More Reflections From The Road by Kevin Coash

 

Tuesday Morning:

Getting ready travel to Bluffton, Ohio. Home to Bulffton University, a Mennonite LIberal Arts College with a population of 1,198 students. We get to sing with their College group, the Camerata Singers and then have a concert later tonight.

This quote speaks to the current modus operandi of the choir. We must always think ahead. The next note – the next phrasing – the next text articulation. We can’t move on to the next if we can’t get past the past. In the words of Sheldon Cooper (paraphrased) “Look ahead. You can’t look backwards, because that would just be remembering.”

But then – you sit around a hotel breakfast table with a group of choir members and talk and laugh and joke and tell stories and listen to stories and dream big dreams and you think, maybe it’s okay to think backwards on these times, or remember. Maybe starting the next Chapter doesn’t mean we completely abandon the one we just finished. See, if we carry this book – to – real – life metaphor, books are like old friends, waiting patiently on the bookshelf to be seen and read and experienced again. Books love to be picked up and laughed at and cried into and loved.

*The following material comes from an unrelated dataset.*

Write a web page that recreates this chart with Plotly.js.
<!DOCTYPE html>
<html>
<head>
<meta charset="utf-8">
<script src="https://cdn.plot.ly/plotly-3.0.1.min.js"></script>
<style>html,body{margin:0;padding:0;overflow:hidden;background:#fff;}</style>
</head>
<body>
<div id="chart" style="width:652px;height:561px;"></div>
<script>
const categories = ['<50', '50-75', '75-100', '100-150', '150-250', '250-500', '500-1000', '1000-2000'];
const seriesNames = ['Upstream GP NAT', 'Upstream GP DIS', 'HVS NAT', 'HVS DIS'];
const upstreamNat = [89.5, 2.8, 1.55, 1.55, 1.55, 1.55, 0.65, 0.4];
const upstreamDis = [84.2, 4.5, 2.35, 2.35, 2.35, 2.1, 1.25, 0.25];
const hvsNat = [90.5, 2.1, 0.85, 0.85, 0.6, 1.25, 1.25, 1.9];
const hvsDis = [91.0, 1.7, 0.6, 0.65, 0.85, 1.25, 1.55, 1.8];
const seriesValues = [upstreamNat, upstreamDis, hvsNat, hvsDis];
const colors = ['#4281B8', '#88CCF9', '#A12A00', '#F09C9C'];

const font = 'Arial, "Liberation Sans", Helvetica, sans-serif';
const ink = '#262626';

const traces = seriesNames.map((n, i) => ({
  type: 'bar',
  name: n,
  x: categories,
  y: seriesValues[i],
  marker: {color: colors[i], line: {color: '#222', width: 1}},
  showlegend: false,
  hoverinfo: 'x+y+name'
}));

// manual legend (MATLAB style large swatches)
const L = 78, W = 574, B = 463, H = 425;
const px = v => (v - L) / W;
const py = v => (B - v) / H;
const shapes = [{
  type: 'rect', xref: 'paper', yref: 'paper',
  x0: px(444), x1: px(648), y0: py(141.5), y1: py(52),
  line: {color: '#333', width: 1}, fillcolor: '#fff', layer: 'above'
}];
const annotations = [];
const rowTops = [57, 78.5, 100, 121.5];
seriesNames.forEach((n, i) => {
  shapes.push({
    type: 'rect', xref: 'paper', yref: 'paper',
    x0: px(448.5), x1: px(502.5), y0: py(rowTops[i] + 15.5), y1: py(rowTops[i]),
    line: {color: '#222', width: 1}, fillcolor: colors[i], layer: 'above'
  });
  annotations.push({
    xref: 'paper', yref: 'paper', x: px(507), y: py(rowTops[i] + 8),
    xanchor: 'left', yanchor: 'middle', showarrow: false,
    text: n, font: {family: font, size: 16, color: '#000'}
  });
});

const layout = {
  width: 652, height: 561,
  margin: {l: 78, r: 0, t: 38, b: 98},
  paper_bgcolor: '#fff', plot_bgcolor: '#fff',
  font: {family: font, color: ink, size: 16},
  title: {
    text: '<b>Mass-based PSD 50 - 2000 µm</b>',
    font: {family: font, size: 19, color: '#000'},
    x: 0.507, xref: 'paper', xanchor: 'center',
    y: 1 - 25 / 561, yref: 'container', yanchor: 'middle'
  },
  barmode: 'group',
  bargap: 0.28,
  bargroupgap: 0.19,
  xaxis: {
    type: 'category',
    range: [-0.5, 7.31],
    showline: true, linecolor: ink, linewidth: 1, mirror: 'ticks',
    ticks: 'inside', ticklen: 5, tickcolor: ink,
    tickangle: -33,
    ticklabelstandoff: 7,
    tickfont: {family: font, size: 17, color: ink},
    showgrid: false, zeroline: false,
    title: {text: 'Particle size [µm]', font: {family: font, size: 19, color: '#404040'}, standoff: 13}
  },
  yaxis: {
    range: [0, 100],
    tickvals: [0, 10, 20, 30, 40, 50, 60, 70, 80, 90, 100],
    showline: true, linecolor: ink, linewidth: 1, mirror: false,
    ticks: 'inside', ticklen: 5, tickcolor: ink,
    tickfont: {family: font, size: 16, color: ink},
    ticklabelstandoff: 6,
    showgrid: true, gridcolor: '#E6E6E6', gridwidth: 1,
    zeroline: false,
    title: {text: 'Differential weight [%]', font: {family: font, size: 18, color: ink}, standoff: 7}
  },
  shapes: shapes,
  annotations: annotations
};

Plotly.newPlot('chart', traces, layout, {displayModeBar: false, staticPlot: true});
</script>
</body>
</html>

If book are like people, then I would like to return, at least in my remembrances, to times like this.

Tuesday Evening:

So I’ve been thinking a lot about space. Maybe outer space, (planets) but more down to earth (cells) I’ve been thinking about the rooms and halls we fill and what, if anything, we do there.

Take the city museum.

A full city block made into a metal jungle gym that even the most cynical college kid could get excited about. Imagine hovering 10 stories in the sky praying that those metal bars could make it through. 7 college kids cramming themselves into a steel ball. All this why? Because it was fun and we were together.

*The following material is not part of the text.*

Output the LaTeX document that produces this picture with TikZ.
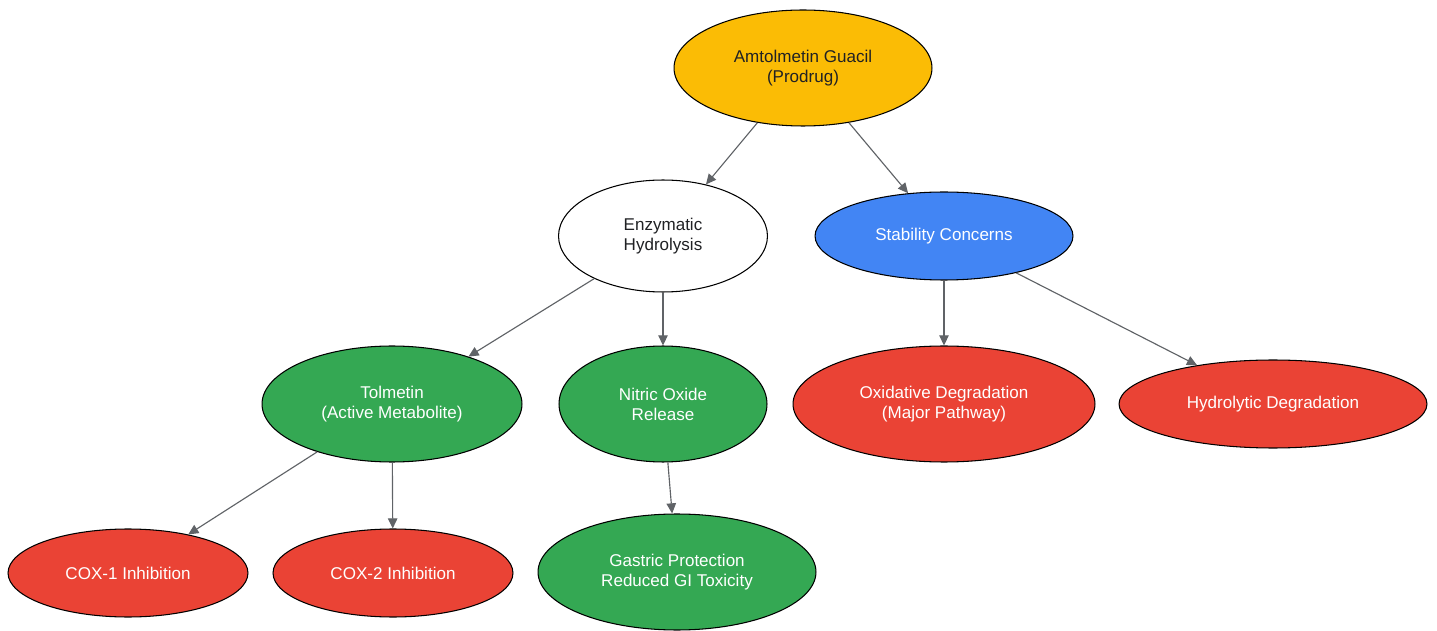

Now see St. Francis Xavier Cathedral.

Dare I say, both of these places (City Museum and Cathedral) are wonders of architecture. But vastly different, right? I’m not so sure. The Cathedral with its high arches, marble statues, and wonderful sound – called us to something higher. That something that theologians have tried to define for centuries.

But the Museum called us higher too. It caused us to raise our voice maybe even in song. So perhaps these two places aren’t that different. Maybe that “thing” that’s so hard to name is at both. North-South-East-West.